For distinct primes $p,q$, $\Bbb Q(\sqrt[3]{p})\cap\Bbb Q(\sqrt[3]{q}) =\Bbb Q$

Question

For distinct primes $p,q$, $\Bbb Q(\sqrt[3]{p})\cap\Bbb Q(\sqrt[3]{q}) =\Bbb Q$

This is equivalent to showing that $[\Bbb Q(\sqrt[3]{p})\cap\Bbb Q(\sqrt[3]{q}) :\Bbb Q] =1$. Since $p,q$ are primes, $[\Bbb Q(\sqrt[3]{p}):\Bbb Q] =[\Bbb Q(\sqrt[3]{q}):\Bbb Q] = 3$. So I need to show $\sqrt[3]{p}\notin \Bbb Q(\sqrt[3]{q})$ or $\sqrt[3]{q}\notin\Bbb Q(\sqrt[3]{p})$. How can I show this? Could you give any hints?

Edit : (1) There is a hint of this problem : Use field trace (field trace is defined in the problem). (2) I only know undergraduate level field theory.

Answer 1

Let $K:=\mathbb{Q}(\sqrt[3]p)\cap \mathbb{Q}(\sqrt[3]q)$, then $$3=[\mathbb{Q}(\sqrt[3]p):\mathbb{Q}]=[\mathbb{Q}(\sqrt[3]p):K]\cdot [K:\mathbb{Q}],$$ Because $3$ is prime, one of the degrees one the right is $1$ and the other is $3$. Therefore, it suffices to show that $\mathbb{Q}(\sqrt[3]p)\neq\mathbb{Q}(\sqrt[3]q)$.

WLOG, $p\neq 3$, whence $p\nmid -27q^2$. Now, $p$ ramifies in the ring of integers of $\mathbb{Q}(\sqrt[3]p)$, but doesn't divide the discriminant of $\mathbb{Q}(\sqrt[3]q)$. Done.

Answer 2

Let $a, b$ denote the real cube roots of $p, q$ and $F$ the field of rationals.

Let us assume on the contrary that $b\in F(a) $ and let $n$ be the degree of $K=F(a, b) $ over $F$. Then we have $$b=r+sa+ta^2$$ for some rational $r, s, t$. Applying the trace $\text {tr} _F^K$ on the above equation we get $$0=nr+s\cdot 0+t\cdot 0$$ ie $r=0$ and we have $$b/a=s+ta$$ Applying trace again we get $$0=ns+t\cdot 0$$ ie $s=0$. Then we get $b=ta^2$ which is absurd as $p^2/q$ is not the cube of a rational number.

Answer 3

Let $j$ a primitive 3rd root of $1$. Since the degree of $\mathbb{Q}(\sqrt[3]{p})$ and $\mathbb{Q}(j)$ are coprime, they are linearly disjoint over $\mathbb{Q}$ (other argument: $\mathbb{Q}(j)/\mathbb{Q}$, and the intersection is clearly $\mathbb{Q}$).
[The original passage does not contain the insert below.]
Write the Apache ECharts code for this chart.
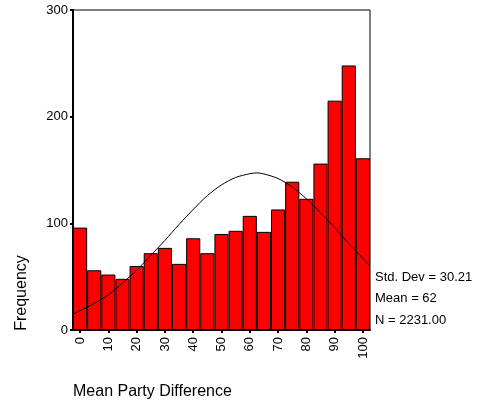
<!DOCTYPE html>
<html>
<head>
<meta charset="utf-8">
<script src="https://cdn.jsdelivr.net/npm/echarts@6/dist/echarts.min.js"></script>
<style>
html,body{margin:0;padding:0;background:#fff}
#main{width:479px;height:409px}
</style>
</head>
<body>
<div id="main"></div>
<script>
// histogram bins (bin centres) and counts
var binLabels = ['0','5','10','15','20','25','30','35','40','45','50','55','60','65','70','75','80','85','90','95','100']
var counts = [96, 56, 52, 48, 60, 72, 77, 62, 86, 72, 90, 93, 107, 92, 113, 139, 123, 156, 215, 248, 161]

// normal curve
var curveX = [-2.5, 0, 5, 10, 15, 20, 25, 30, 35, 40, 45, 50, 55, 60, 62.5, 65, 70, 75, 80, 85, 90, 95, 100, 102.5]
var curveY = [15, 18, 25, 33, 44, 56, 70, 84, 99, 113, 126, 136, 143, 146.5, 147.3, 146.3, 142, 134, 123, 110, 96, 81, 67, 60]

var statLines = ['Std. Dev = 30.21', 'Mean = 62', 'N = 2231.00']

var font = 'Liberation Sans, Arial, sans-serif'

var curveData = []
for (var i = 0; i < curveX.length; i++) curveData.push([curveX[i], curveY[i]])

var chart = echarts.init(document.getElementById('main'))

var opt = {
    animation: false,
    grid: {
        left: 73, right: 109, top: 10, bottom: 79,
        show: true, borderColor: '#000', borderWidth: 1, backgroundColor: 'transparent'
    },
    xAxis: [
        {
            type: 'category',
            data: binLabels,
            boundaryGap: true,
            axisLine: {onZero: false, lineStyle: {color: '#000', width: 2}},
            axisTick: {show: true, alignWithLabel: true, interval: 1, length: 3, lineStyle: {color: '#000', width: 2}},
            axisLabel: {interval: 1, rotate: 90, color: '#000', fontFamily: font, fontSize: 13, margin: 7}
        },
        {
            type: 'value',
            min: -2.5, max: 102.5,
            show: false
        }
    ],
    yAxis: {
        type: 'value',
        min: 0, max: 300, interval: 100,
        axisLine: {show: true, onZero: false, lineStyle: {color: '#000', width: 2}},
        axisTick: {show: true, length: 3, lineStyle: {color: '#000', width: 2}},
        axisLabel: {color: '#000', fontFamily: font, fontSize: 13, margin: 5},
        splitLine: {show: false}
    },
    series: [
        {
            type: 'bar',
            data: counts,
            barCategoryGap: 0,
            itemStyle: {color: '#ff0000', borderColor: '#000', borderWidth: 1}
        },
        {
            type: 'line',
            xAxisIndex: 1,
            data: curveData,
            smooth: 0.3,
            showSymbol: false,
            lineStyle: {color: '#000', width: 1},
            z: 5
        }
    ],
    graphic: [
        {type: 'text', left: 375, top: 271, style: {text: statLines[0], fill: '#000', font: '13px ' + font}},
        {type: 'text', left: 375, top: 292, style: {text: statLines[1], fill: '#000', font: '13px ' + font}},
        {type: 'text', left: 375, top: 314, style: {text: statLines[2], fill: '#000', font: '13px ' + font}},
        {type: 'text', x: 22, y: 293, rotation: Math.PI / 2,
            style: {text: 'Frequency', fill: '#000', font: '16px ' + font, align: 'center', verticalAlign: 'middle'}},
        {type: 'text', x: 73, y: 392,
            style: {text: 'Mean Party Difference', fill: '#000', font: '16px ' + font, align: 'left', verticalAlign: 'middle'}}
    ]
}

chart.setOption(opt)
</script>
</body>
</html>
Hence $[\mathbb{Q}(j)(\sqrt[3]{p}):\mathbb{Q}(j)]=3$, and similarly when we replace $p$ by $q$. We claim that $\mathbb{Q}(j)(\sqrt[3]{p})\cap\mathbb{Q}(j)(\sqrt[3]{q})=\mathbb{Q}(j)$. Otherwise, $\mathbb{Q}(j)(\sqrt[3]{p})=\mathbb{Q}(j)(\sqrt[3]{q})$. By Kummer theory, $p=q^m(a+bj)^3$, where $m=1$ or $2$ and $a,b\in\mathbb{Q}$.

So $p=q^m (a^3-3ab^2+b^3)$ and $3a^2b-3ab^2=0$ (expand and take into account that $j^2=-1-j$). In particular, $ab(a-b)=0$, so $a=0$, $b=0$ or $a=b$. In any case, you get that $p/q^m$ is the cube of rational, which is not possible since $p\neq q$.

Therefore, $\mathbb{Q}(j)(\sqrt[3]{p})\cap\mathbb{Q}(j)(\sqrt[3]{q})=\mathbb{Q}(j)$.

In particular, we get $\mathbb{Q}(\sqrt[3]{p})\cap\mathbb{Q}(\sqrt[3]{q})\subset \mathbb{Q}(j)$. But the left hand side is contained in $\mathbb{R}$, so the intersection is $\mathbb{Q}$.